To the Editor:
I recently read a piece in The Daily Reporter about the impact that repealing Any Willing Provider Laws would have on our state’s healthcare prices. I was shocked to learn about an old law on the books that artificially sets low hospital standards, creating higher costs and lower quality care for patients. Our laws should incentivize providing the best possible care at the lowest possible prices. Indiana must do something to encourage competition between hospital systems once again.
Unfortunately, the current system incentives hospitals to provide the bare minimum of quality care while keeping their margins high. Any Willing Provider Laws mandate that health plans accept all legally licensed providers into their network. Currently in Indiana, healthcare plans cannot consider patient safety records or performance when building their network. Any medical provider, no matter its cost or quality of care, has state-mandated, guaranteed entry into any healthcare plan network. This creates an anti-competitive marketplace, or lack thereof, which has caused rising prices for all patients.
Any Willing Provider laws are hurting all Hoosiers who pay out-of-pocket for medical expenses before they hit their deductible, along with businesses across Indiana who self-fund their employees health plans. Companies small and large are having additional costs put upon them for their employees’ healthcare plans because the state forces our patients and business owners to foot the bill to maintain hospitals’ low standards of entry.
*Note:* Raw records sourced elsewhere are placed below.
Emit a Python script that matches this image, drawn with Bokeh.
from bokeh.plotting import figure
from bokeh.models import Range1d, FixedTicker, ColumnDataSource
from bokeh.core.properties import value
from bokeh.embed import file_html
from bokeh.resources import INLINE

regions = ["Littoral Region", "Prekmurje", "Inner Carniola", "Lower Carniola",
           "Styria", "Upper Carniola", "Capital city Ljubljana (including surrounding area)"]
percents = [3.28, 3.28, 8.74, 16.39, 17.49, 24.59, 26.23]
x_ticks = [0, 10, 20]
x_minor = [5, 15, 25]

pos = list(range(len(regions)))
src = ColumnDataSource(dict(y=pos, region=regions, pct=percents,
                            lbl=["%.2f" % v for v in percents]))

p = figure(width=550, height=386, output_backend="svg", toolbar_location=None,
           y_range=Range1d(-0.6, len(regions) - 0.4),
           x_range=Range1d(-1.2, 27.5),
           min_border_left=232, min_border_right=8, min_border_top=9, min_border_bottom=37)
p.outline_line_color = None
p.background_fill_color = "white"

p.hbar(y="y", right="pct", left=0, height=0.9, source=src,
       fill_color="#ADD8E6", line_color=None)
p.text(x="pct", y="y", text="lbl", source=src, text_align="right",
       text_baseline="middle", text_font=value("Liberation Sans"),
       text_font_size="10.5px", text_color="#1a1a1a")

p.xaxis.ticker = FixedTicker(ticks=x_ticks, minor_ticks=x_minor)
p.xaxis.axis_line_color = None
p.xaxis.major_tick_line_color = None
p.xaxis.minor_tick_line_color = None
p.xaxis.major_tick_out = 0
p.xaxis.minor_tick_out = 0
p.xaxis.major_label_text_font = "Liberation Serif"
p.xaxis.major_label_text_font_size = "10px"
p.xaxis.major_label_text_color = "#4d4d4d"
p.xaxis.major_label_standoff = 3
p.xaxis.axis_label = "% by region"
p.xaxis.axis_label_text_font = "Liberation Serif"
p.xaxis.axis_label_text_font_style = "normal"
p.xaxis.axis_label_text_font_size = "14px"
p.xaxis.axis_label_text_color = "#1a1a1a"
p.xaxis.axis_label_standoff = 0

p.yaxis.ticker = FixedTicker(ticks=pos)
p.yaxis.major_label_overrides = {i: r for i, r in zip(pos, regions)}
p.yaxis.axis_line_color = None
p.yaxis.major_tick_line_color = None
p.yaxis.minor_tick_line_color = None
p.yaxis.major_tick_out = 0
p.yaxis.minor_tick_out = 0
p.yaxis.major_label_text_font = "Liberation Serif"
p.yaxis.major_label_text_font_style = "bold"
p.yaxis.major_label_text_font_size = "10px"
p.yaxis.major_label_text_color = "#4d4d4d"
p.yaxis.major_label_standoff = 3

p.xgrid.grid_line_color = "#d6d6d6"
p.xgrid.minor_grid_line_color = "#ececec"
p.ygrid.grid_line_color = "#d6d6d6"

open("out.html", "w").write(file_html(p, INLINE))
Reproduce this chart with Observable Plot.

What is most shameful is that for all the money Hoosiers are putting into their healthcare system, they are not getting nearly the quality of service that other states receive despite far lower costs. Half of Indiana’s hospitals ranked “C” or lower in a national ranking on patient safety according to consumer watchdog Leapfrog Group. The same study found that Indiana ranked in the bottom half of the country for hospital safety at 27th overall despite having the 7th-highest hospital costs in the nation.
A major reason why our safety rankings are so low while our costs remain so high is because of anti-competitive Any Willing Provider laws. In theory, Any Willing Providers were supposed to provide patients with more options for care. But after so much hospital consolidation and government intervention into the marketplace, most patients have been left with just a few bad options in their times of need. We need to inject competition back into the marketplace to allow the best medical providers to rise up rather than protect the profit margins of the hospitals benefiting from government mandates.
Repealing Any Willing Provider laws would not impact patients ability to access any care of their choosing. Members would still be able to visit out-of-network providers, but there would be a financial incentive to visit in-network providers through lower copays and coinsurance. This would allow Hoosiers to only pay for the healthcare they need through whichever hospital and healthcare plan they are most comfortable with.
With the Statehouse returning to session in the near future, I encourage all legislators to consider a full repeal of existing Any Willing Provider laws. These laws raise healthcare costs for Hoosier patients and business owners while shielding bad medical actors from facing consequences for high prices and poor care. Indiana should get to the root of the problem and let the private market work to lower healthcare costs for everyone.